At that time India (read RAW) is training, arming and funding the LTTE, but Pirbhakaran has the vision to realize that India would never allow Tamil Tigers to create a separate state in Sri Lanka because of its own 55 million Tamils in Tamil Nadu.
It is not just Sri Lanka that Anita Pratap writes about in Island of Blood. She also reports from where the action is or where she can see the immediate aftermath of a tragedy. She sees the frenzied Kar Sevaks, incited by leaders who are to become ministers in the BJP government six years later, demolishing a historical mosque.
She is caught in a crossfire between the Talibans and their enemies and hardly is she able to run away from the scene with her camera crew that she is spotted by an angry Taliban commander, who carries an air of stern authority. He is enraged and so is she. But before the battlelines can be drawn, better sense prevails on both sides and she rushes to the van waiting to transport her and the crew to Kabul.
Pratap is also witness to the riots engineered by Shiv Sena in Mumbai. It is a more harrowing scenario than the one at the time of Partition in what was one of the most peaceful cities in South India. She meets several Muslims fleeing from Mumbai, one of them blurts out in impotent rage, “The RSS tells us, go away to Pakistan. What is Pakistan to me? I have never been there, and why should I go there?”
Pratap also interviews the schizophrenic Shiv Sena leader Bal Thackeray and reports what clearly is his convoluted logic. She recalls her first meeting with the fire-breathing leader when he insists on knowing to which side of ‘the great divide’ she belongs — Hinduism or Islam. She informs him that her religious belief has nothing to do with her profession and that she wishes to meet him in the capacity of a reporter for Time magazine.
“Then you can kindly go back to your Time magazine, I have no interest in giving an interview to a journalist whose background I don’t know,” comes the reply. He is mellowed somewhat when Pratap reveals that she is a Christian.

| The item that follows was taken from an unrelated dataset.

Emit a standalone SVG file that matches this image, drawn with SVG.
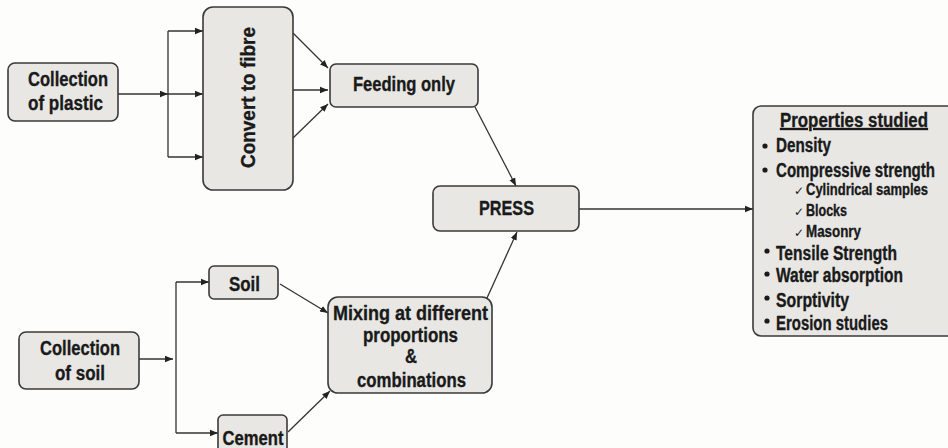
<svg xmlns="http://www.w3.org/2000/svg" width="948" height="448" viewBox="0 0 948 448">
<style>
.n{fill:#e8e7e4;stroke:#3a3a3a;stroke-width:1.6}
text{font-family:"Liberation Sans",Arial,sans-serif;font-weight:bold;fill:#1a1a1a;stroke:#1a1a1a;stroke-width:0.35;font-size:20px}
.c{text-anchor:middle}
.s{font-size:16px}
.k{font-family:"DejaVu Sans",sans-serif;font-weight:normal;font-size:12px;stroke:none}
.e{fill:none;stroke:#333;stroke-width:1.3}
.b{fill:#1a1a1a}
</style>
<defs>
<marker id="a" viewBox="0 0 10 10" refX="10" refY="5" markerWidth="8" markerHeight="8" markerUnits="userSpaceOnUse" orient="auto"><path d="M0,1 L10,5 L0,9 z" fill="#222"/></marker>
</defs>
<rect width="948" height="448" fill="#fdfdfb"/>
<g id="connectors">
<path class="e" d="M118,94 H168" marker-end="url(#a)"/>
<path class="e" d="M168,31 V157"/>
<path class="e" d="M168,31 H203" marker-end="url(#a)"/>
<path class="e" d="M168,94 H203" marker-end="url(#a)"/>
<path class="e" d="M168,157 H203" marker-end="url(#a)"/>
<path class="e" d="M293,33 L328,68" marker-end="url(#a)"/>
<path class="e" d="M293,90 H328" marker-end="url(#a)"/>
<path class="e" d="M293,138 L328,104" marker-end="url(#a)"/>
<path class="e" d="M139,359 H173" marker-end="url(#a)"/>
<path class="e" d="M176,282 V433"/>
<path class="e" d="M176,282 H209" marker-end="url(#a)"/>
<path class="e" d="M176,433 H218" marker-end="url(#a)"/>
<path class="e" d="M280,284 L328,313" marker-end="url(#a)"/>
<path class="e" d="M288,432 L330,391" marker-end="url(#a)"/>
<path class="e" d="M475,107 L516,186" marker-end="url(#a)"/>
<path class="e" d="M487,298 L517,232" marker-end="url(#a)"/>
<path class="e" d="M579,209 H753" marker-end="url(#a)"/>
</g>
<g id="plastic"><rect class="n" x="8" y="63" width="110" height="58" rx="7"/><text class="c" x="68" y="86" textLength="80" lengthAdjust="spacingAndGlyphs">Collection</text><text class="c" x="65.5" y="110" textLength="75" lengthAdjust="spacingAndGlyphs">of plastic</text></g>
<g id="fibre"><rect class="n" x="203" y="7" width="90" height="183" rx="10"/><text class="c" transform="translate(255,97.5) rotate(-90)" textLength="141" lengthAdjust="spacingAndGlyphs">Convert to fibre</text></g>
<g id="feeding"><rect class="n" x="330" y="64" width="148" height="43" rx="6"/><text class="c" x="404" y="91" textLength="102" lengthAdjust="spacingAndGlyphs">Feeding only</text></g>
<g id="soilcol"><rect class="n" x="19" y="332" width="120" height="57" rx="7"/><text class="c" x="80" y="355" textLength="80" lengthAdjust="spacingAndGlyphs">Collection</text><text class="c" x="80" y="380" textLength="50" lengthAdjust="spacingAndGlyphs">of soil</text></g>
<g id="soil"><rect class="n" x="209" y="266" width="69" height="33" rx="5"/><text class="c" x="244.5" y="291" font-size="22" textLength="31" lengthAdjust="spacingAndGlyphs">Soil</text></g>
<g id="cement"><rect class="n" x="218" y="415" width="69" height="38" rx="5"/><text class="c" x="253" y="445" font-size="24" textLength="61" lengthAdjust="spacingAndGlyphs">Cement</text></g>
<g id="mixing"><rect class="n" x="328" y="297" width="164" height="96" rx="10"/><text class="c" x="410.5" y="320" textLength="155" lengthAdjust="spacingAndGlyphs">Mixing at different</text><text class="c" x="410.5" y="342" textLength="95" lengthAdjust="spacingAndGlyphs">proportions</text><text class="c" x="411" y="363" textLength="12" lengthAdjust="spacingAndGlyphs">&amp;</text><text class="c" x="411.5" y="387" textLength="109" lengthAdjust="spacingAndGlyphs">combinations</text></g>
<g id="press"><rect class="n" x="433" y="186" width="146" height="45" rx="7"/><text class="c" x="506.5" y="215" textLength="55" lengthAdjust="spacingAndGlyphs">PRESS</text></g>
<g id="properties"><rect class="n" x="753" y="106" width="205" height="230" rx="8"/>
<text class="c" x="854" y="127" text-decoration="underline" textLength="148" lengthAdjust="spacingAndGlyphs">Properties studied</text>
<circle class="b" cx="765" cy="146" r="2.6"/><text x="776" y="152" textLength="55" lengthAdjust="spacingAndGlyphs">Density</text>
<circle class="b" cx="765" cy="170" r="2.6"/><text x="776" y="177" textLength="159" lengthAdjust="spacingAndGlyphs">Compressive strength</text>
<text class="k" x="794" y="195">✓</text><text class="s" x="806" y="195" textLength="122" lengthAdjust="spacingAndGlyphs">Cylindrical samples</text>
<text class="k" x="794" y="216">✓</text><text class="s" x="806" y="216" textLength="41" lengthAdjust="spacingAndGlyphs">Blocks</text>
<text class="k" x="794" y="237">✓</text><text class="s" x="806" y="237" textLength="55" lengthAdjust="spacingAndGlyphs">Masonry</text>
<circle class="b" cx="767" cy="251" r="2.6"/><text x="776" y="260" textLength="121" lengthAdjust="spacingAndGlyphs">Tensile Strength</text>
<circle class="b" cx="767" cy="274" r="2.6"/><text x="776" y="282" textLength="127" lengthAdjust="spacingAndGlyphs">Water absorption</text>
<circle class="b" cx="767" cy="298" r="2.6"/><text x="776" y="307" textLength="73" lengthAdjust="spacingAndGlyphs">Sorptivity</text>
<circle class="b" cx="767" cy="321" r="2.6"/><text x="776" y="330" textLength="112" lengthAdjust="spacingAndGlyphs">Erosion studies</text>
</g>
</svg>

Anita Pratap also recalls her visits to cyclone affected villages of Bangladesh and the districts of Maharashtra that are ravaged by a severe earthquake. The harrowing tales are contrasted with her occasional visits to exotic places which appear as vignettes. But if there is one thing which makes the volume worth reading and worth recommending then it is the first half that gives us the human side to a devastating civil war in Sri Lanka. As fellow South Asians we ought to know the plight of those suffering endlessly in that remote corner of the subcontinent.
Island of blood: frontline reports from Sri Lanka, Afghanistan and other South Asian flashpoints
By Anita Pratap
Viking Books/Penguin Books, 11 Community Centre, Panchsheel Park, New Delhi-110 017, India.